The transition itself was jarring at first. Going straight from undergraduate to Graduate school can be intense, exciting, or depending on the kind of person you are, a piece of cake. At first I was excited, and a little sad. I used to live on campus, in a dorm and saw my friends virtually everyday. Now, I only have one or two friends in NYC who I can see–and I don’t even get to see them all that often, if at all. Solitude can be disheartening or liberating, depending on how you look at it. But I digress,

The change from on-campus to off-campus, and going back home, was difficult. I cried a lot from stress, visited my friends upstate to calm down, and came back with encouragement to look at things more positively. I tried.

Change is difficult to deal with. I don’t know how many times I can express that. And I understand that a lot more now. I’ve also learned things about this school, my old school, my craft, the business I want to get in, and frankly, it’s a jungle. There are also bits and pieces to publishing and getting published, that I’ve found myself lost. I still do. With this last week of classes, I realized that while time flew by I’ve gotten better at knowing what I want to do and I’ve gotten better at knowing myself, both as a person and a writer. I may not be the best critiquer or blogger, but I try.

I need to keep trying. I took a big step in wanting to continue being a writer. I’m sure I could have been anything else, but I wanted this. Going for your MFA isn’t easy, and loans aren’t cheap. But I think this is something I set my mind to so long ago that I didn’t know how to turn back. Maybe it was stubbornness. I sometimes think it was more stubbornness than courage that took my down this road.

And I begin to see that courage may be a thing that I lack most.
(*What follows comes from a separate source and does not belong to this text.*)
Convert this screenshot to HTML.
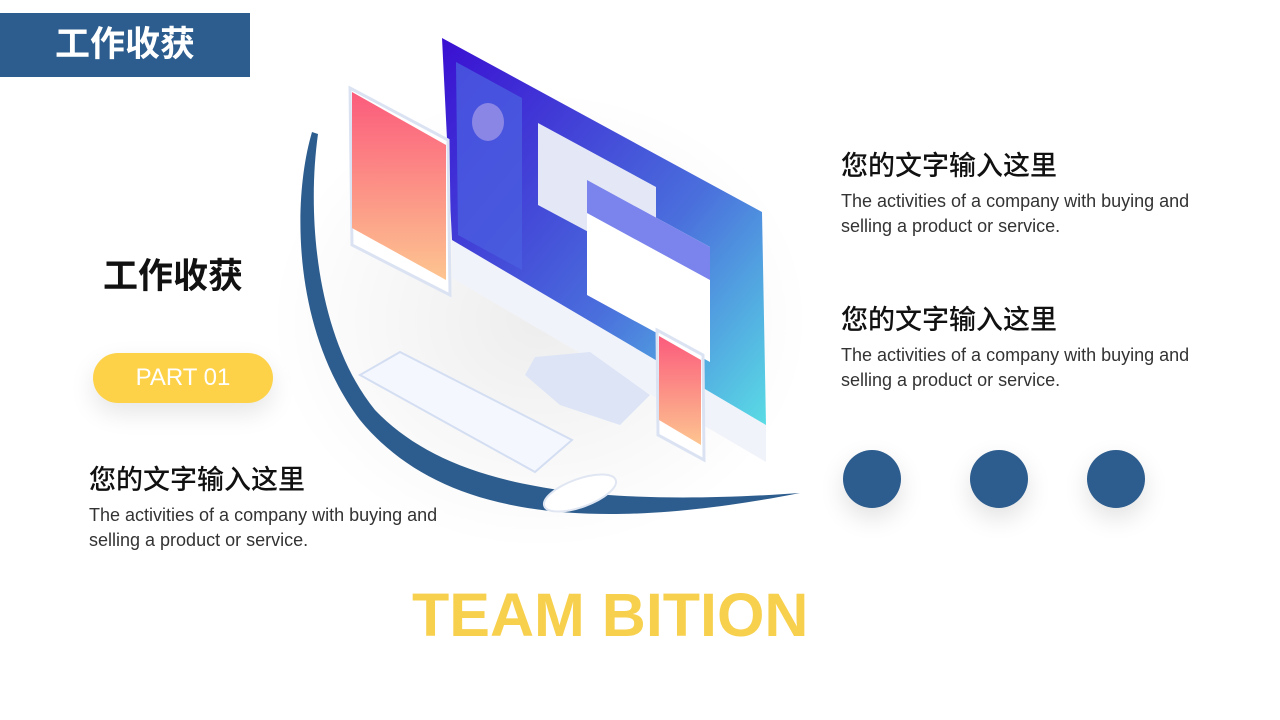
<!DOCTYPE html>
<html><head><meta charset="utf-8"><style>
body{margin:0;width:1280px;height:720px;background:#fff;position:relative;overflow:hidden;font-family:"Liberation Sans","Noto Sans CJK SC",sans-serif}
.a{position:absolute;white-space:nowrap}
.h{font-size:27px;color:#111;font-weight:500}
.p{font-size:18px;color:#333;line-height:25px}
.dot{position:absolute;width:58px;height:58px;border-radius:50%;background:#2d5d8e;box-shadow:0 10px 25px rgba(0,0,0,.12)}
</style></head><body>
<div class="a" style="left:0;top:13px;width:250px;height:64px;background:#2d5d8e;color:#fff;font-size:35px;line-height:64px;text-align:center;font-weight:bold">工作收获</div>
<svg class="a" style="left:0;top:0" width="1280" height="720">
<defs>
<linearGradient id="sc" x1="0" y1="0" x2="1" y2="1"><stop offset="0" stop-color="#3a0fd2"/><stop offset=".6" stop-color="#4a6fdc"/><stop offset="1" stop-color="#5adce5"/></linearGradient>
<linearGradient id="tb" x1="0" y1="0" x2="0" y2="1"><stop offset="0" stop-color="#fb5b7c"/><stop offset="1" stop-color="#fdc590"/></linearGradient>
<radialGradient id="sh"><stop offset="0" stop-color="#000" stop-opacity=".07"/><stop offset="1" stop-color="#000" stop-opacity="0"/></radialGradient>
</defs>
<ellipse cx="540" cy="320" rx="270" ry="230" fill="url(#sh)"/>
<path d="M312,132 C292,200 292,330 360,420 C430,505 560,540 800,493 C560,510 440,478 375,410 C318,340 306,220 318,134 Z" fill="#2d5d8e"/>
<polygon points="452,240 766,425 766,462 452,278" fill="#f1f3fa"/>
<polygon points="442,38 762,212 766,425 452,240" fill="url(#sc)"/>
<polygon points="456,62 522,98 522,270 458,235" fill="#4a5ee0" opacity=".8"/>
<ellipse cx="488" cy="122" rx="16" ry="19" fill="#8a86e6"/>
<polygon points="538,123 656,187 656,268 538,205" fill="#e4e8f6"/>
<polygon points="587,180 710,247 710,362 587,295" fill="#fff"/>
<polygon points="587,180 710,247 710,280 587,213" fill="#7a84ec"/>
<polygon points="535,357 590,352 650,395 620,425 560,405 525,375" fill="#dce4f6"/>
<polygon points="350,88 448,140 450,295 352,245" fill="#fff" stroke="#dbe3f3" stroke-width="3"/>
<polygon points="352,92 446,145 446,280 352,228" fill="url(#tb)"/>
<polygon points="657,330 703,355 704,460 658,435" fill="#fff" stroke="#dbe3f3" stroke-width="3"/>
<polygon points="659,336 701,360 701,445 659,420" fill="url(#tb)"/>
<polygon points="360,375 400,352 572,440 535,472" fill="#f4f7fe" stroke="#d4def2" stroke-width="2"/>
<ellipse cx="580" cy="493" rx="38" ry="14" fill="#fff" stroke="#e0e6f2" stroke-width="2" transform="rotate(-20 580 493)"/>
</svg>
<div class="a" style="left:103px;top:248px;font-size:35px;font-weight:bold;color:#111">工作收获</div>
<div class="a" style="left:93px;top:353px;width:180px;height:50px;border-radius:25px;background:#fdd249;color:#fff;font-size:24px;line-height:50px;text-align:center;box-shadow:0 10px 25px rgba(0,0,0,.1)">PART 01</div>
<div class="a h" style="left:89px;top:458px">您的文字输入这里</div>
<div class="a p" style="left:89px;top:503px">The activities of a company with buying and<br>selling a product or service.</div>
<div class="a h" style="left:841px;top:144px">您的文字输入这里</div>
<div class="a p" style="left:841px;top:189px">The activities of a company with buying and<br>selling a product or service.</div>
<div class="a h" style="left:841px;top:298px">您的文字输入这里</div>
<div class="a p" style="left:841px;top:343px">The activities of a company with buying and<br>selling a product or service.</div>
<div class="dot" style="left:843px;top:450px"></div>
<div class="dot" style="left:970px;top:450px"></div>
<div class="dot" style="left:1087px;top:450px"></div>
<div class="a" style="left:412px;top:580px;font-size:61px;font-weight:bold;color:#f7d04e">TEAM BITION</div>
</body></html>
Writers who start out are going to be afraid. Our work is set to be approved by others. We fear rejection despite being told that rejections are just as important as acceptances. In fact, I had a professor in my undergrad who would tell us that we should keep our rejection letters and hang them on the walls. With every rejection is the measure of your progress, your effort. I find that hard to believe sometimes. Then again, I’ve only submitted my work three or four times to magazines. But we have to start out somewhere, don’t we? And I don’t think there’s anything wrong or anything to be ashamed of my admitting that.

There is however, something wrong with not trying hard enough. I have my faults, both as a person and a writer. And as I listen to the things my peers have done in the last couple of years, I feel a bit disappointed in myself. Whether it’s teaching after school, to convicts, acting as a teachers assistant or being an intern at a publishing house, I lack the courage to do those things. But it’s okay. I need to accept that and find a way to get past my fears. This semester has taught me that I am afraid of not just being rejected as a writer, but of being successful as well. There are so many expectations, that you have for yourself and others may have for you. I t can be overwhelming.

But isn’t that life? Writing is a challenge. If we were weren’t up for it, then we wouldn’t have…well, anything really. It’s why so many of us take it up.

I suppose I’m writing this to tell you that I am afraid just like many of you are. And writers are in fact human, in case some of you thought we weren’t. I mean, sure we come up with crazy stuff, drink lots of coffee/tea/alcohol, and are up most nights–don’t mind us we’re just creating an entire universe by pencil– but we are individuals. Often times, rejections scare us, talk away any confidence we may have built up in ourselves. Sometimes, success does that too. And I’ll be the first to admit, I’m afraid of both.

So, at the end of my first semester I say to you: keep writing and keep dreaming. Close your eyes and click that submit button.

I’ll be sure to do the same right beside you.

Happy writing everyone.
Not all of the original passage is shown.